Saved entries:
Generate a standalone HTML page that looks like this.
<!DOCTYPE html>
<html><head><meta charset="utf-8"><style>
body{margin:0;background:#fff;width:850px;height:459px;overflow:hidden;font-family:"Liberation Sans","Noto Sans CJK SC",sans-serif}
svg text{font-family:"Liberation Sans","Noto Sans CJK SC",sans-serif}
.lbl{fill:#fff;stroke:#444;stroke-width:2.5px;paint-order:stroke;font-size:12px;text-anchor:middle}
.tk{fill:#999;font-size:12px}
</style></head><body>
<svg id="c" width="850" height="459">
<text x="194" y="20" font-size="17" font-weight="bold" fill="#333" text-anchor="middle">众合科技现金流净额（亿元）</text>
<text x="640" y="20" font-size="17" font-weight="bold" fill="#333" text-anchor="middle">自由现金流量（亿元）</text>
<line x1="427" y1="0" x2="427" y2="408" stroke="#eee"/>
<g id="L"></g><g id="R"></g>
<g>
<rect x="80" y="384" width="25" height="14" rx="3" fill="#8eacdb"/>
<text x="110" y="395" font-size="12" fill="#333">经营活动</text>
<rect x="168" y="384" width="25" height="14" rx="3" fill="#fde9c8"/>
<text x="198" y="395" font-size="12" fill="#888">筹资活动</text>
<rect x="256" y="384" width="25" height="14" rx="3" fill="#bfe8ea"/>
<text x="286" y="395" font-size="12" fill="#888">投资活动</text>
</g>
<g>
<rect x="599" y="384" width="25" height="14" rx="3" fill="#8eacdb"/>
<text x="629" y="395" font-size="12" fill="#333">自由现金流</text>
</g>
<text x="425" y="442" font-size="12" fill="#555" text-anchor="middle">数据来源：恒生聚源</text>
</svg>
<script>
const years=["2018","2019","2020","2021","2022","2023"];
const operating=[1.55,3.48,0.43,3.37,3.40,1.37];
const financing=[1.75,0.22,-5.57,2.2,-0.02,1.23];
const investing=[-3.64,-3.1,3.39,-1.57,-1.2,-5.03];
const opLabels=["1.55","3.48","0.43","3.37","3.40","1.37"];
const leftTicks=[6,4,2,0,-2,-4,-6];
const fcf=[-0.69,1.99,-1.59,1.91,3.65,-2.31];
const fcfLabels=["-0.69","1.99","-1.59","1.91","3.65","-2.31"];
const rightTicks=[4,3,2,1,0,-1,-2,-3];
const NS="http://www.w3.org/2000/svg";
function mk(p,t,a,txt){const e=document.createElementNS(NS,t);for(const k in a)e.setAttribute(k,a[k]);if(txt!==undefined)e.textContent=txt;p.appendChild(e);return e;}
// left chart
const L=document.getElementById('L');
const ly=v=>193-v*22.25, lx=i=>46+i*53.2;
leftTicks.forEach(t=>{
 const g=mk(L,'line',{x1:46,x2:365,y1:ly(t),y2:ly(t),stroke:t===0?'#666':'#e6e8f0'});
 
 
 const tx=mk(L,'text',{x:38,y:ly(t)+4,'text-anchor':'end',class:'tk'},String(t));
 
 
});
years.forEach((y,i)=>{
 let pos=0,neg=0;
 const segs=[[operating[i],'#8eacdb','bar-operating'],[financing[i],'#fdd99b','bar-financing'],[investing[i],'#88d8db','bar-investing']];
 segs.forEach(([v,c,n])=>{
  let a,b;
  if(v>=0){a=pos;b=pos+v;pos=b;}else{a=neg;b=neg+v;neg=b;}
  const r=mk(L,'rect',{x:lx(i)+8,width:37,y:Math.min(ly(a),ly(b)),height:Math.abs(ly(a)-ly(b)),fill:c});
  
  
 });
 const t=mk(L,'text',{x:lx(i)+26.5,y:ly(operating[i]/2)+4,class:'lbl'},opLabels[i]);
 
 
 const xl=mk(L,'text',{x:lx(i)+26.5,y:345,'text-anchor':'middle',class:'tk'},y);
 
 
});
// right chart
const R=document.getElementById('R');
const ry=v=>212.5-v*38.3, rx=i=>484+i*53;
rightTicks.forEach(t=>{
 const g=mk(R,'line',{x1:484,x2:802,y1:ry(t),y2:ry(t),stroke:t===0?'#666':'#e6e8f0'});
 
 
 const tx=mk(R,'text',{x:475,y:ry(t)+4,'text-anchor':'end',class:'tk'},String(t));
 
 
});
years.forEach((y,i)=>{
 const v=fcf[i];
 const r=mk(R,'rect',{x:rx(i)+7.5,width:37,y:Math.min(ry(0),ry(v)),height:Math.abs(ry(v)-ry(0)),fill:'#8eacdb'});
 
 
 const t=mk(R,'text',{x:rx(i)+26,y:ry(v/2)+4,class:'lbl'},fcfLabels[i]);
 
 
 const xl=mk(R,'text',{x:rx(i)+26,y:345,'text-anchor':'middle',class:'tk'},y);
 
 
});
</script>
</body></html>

* * *

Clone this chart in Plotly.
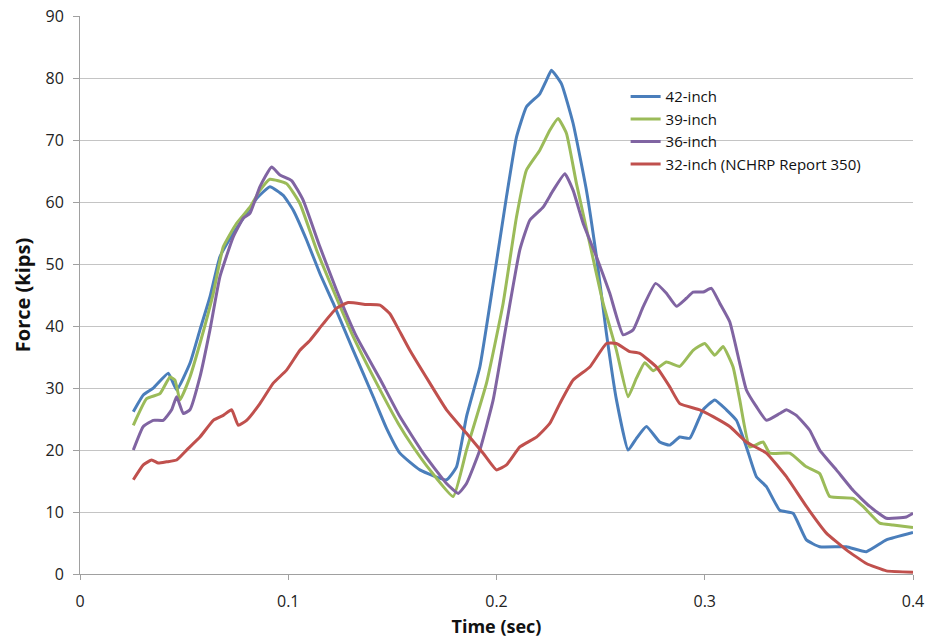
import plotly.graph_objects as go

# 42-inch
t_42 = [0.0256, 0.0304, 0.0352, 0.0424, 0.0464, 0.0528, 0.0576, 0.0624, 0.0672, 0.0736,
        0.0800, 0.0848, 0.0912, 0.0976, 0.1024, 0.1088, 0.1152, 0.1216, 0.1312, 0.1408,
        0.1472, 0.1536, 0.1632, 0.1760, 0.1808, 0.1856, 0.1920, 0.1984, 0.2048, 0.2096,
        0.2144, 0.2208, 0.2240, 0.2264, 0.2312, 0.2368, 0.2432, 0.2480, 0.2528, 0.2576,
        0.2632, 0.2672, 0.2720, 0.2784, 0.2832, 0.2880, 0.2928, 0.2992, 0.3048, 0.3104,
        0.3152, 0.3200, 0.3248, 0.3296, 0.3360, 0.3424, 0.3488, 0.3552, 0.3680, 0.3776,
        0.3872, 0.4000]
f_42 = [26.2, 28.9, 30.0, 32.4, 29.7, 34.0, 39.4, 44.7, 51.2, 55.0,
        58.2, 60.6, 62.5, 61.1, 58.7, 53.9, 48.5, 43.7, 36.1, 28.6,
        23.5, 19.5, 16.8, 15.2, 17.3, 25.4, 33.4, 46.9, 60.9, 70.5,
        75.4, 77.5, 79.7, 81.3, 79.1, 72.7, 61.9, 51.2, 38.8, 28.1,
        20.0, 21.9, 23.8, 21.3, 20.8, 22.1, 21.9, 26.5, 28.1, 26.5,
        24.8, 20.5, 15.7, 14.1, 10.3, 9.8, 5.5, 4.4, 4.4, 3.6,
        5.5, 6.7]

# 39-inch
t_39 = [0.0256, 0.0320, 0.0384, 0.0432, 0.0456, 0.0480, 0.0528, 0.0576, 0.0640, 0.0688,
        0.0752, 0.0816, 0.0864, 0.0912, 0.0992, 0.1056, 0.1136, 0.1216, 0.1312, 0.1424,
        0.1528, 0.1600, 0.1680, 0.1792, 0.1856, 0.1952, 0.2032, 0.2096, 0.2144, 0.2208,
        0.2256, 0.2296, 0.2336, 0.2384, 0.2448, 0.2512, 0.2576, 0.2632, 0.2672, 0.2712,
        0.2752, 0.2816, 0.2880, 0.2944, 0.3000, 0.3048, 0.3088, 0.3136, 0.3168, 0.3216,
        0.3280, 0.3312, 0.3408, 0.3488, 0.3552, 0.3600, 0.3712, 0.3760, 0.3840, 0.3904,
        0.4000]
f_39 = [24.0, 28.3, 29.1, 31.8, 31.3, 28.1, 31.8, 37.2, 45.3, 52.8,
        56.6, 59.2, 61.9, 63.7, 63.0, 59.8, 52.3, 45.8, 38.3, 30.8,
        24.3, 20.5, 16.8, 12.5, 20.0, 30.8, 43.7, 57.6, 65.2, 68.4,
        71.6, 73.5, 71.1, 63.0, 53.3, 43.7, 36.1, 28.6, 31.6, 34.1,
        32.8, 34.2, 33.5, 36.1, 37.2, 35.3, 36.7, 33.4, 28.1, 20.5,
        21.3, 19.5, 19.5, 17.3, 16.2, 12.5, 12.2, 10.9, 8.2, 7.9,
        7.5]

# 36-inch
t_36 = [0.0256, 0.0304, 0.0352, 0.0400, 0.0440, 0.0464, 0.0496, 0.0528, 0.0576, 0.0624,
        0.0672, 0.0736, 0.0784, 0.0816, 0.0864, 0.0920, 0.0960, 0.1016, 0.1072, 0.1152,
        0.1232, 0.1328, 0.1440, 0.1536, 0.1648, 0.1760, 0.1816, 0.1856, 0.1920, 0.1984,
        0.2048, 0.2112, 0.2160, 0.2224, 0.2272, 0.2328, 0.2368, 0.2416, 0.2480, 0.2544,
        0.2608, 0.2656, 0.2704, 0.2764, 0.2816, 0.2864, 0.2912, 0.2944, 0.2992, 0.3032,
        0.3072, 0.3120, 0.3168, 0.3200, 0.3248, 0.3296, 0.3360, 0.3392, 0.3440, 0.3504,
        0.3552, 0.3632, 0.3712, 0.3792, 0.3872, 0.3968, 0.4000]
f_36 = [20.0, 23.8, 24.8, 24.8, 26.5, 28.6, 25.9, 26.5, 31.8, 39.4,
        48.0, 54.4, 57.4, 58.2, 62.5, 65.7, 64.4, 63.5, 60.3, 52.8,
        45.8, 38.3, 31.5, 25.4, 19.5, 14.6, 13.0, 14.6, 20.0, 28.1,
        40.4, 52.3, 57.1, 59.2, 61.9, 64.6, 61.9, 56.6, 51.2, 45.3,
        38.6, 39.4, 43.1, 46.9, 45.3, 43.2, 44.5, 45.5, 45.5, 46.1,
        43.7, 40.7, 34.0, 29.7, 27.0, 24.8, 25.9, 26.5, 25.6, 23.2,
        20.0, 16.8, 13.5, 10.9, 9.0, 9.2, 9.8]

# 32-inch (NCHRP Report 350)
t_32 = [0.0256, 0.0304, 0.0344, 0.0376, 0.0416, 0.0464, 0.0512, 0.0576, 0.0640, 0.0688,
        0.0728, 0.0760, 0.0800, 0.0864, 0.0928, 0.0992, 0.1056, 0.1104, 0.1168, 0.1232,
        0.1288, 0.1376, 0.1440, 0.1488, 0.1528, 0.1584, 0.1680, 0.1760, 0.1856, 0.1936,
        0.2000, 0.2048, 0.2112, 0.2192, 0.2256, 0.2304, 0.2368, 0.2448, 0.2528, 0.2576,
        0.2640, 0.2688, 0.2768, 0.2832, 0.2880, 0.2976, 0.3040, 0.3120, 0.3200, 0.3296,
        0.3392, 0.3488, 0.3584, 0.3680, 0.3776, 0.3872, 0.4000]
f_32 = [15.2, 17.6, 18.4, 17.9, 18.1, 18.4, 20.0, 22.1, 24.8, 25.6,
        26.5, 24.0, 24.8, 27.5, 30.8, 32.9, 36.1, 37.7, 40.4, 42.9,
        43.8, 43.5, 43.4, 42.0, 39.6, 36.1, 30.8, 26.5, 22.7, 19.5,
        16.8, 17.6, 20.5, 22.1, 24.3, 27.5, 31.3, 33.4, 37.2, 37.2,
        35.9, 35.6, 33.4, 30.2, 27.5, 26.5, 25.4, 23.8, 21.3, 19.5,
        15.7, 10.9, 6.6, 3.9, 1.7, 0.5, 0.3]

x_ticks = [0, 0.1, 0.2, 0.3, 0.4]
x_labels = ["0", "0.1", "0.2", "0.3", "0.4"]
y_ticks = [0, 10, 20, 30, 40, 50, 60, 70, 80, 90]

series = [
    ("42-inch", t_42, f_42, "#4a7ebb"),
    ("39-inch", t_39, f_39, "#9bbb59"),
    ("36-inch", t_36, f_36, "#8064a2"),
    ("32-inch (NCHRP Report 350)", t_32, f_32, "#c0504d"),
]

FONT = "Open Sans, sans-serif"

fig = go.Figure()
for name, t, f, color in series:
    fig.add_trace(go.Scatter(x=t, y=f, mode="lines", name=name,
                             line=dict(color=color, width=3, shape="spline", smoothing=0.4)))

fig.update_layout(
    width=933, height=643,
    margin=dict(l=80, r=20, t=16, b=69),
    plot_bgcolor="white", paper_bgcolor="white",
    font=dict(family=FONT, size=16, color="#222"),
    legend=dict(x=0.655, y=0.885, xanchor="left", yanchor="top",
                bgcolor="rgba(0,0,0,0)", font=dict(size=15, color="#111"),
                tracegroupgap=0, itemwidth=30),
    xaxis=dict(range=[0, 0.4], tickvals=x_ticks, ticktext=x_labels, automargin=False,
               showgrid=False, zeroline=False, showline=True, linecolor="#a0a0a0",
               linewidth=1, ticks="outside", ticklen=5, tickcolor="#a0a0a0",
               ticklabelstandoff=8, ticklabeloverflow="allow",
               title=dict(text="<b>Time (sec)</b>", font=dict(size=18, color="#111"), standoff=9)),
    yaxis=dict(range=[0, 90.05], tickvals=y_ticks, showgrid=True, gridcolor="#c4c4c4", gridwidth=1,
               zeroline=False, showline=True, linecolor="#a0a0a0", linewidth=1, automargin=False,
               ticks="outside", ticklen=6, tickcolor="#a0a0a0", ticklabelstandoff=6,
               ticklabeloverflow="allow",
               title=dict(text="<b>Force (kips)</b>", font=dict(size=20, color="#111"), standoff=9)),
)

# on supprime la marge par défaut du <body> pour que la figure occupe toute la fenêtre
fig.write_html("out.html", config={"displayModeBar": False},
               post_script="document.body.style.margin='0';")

* [What the task requires] In the lines above, locate the string "this". Copy every line where it occurs.

* [Task answer]
Generate a standalone HTML page that looks like this.
Clone this chart in Plotly.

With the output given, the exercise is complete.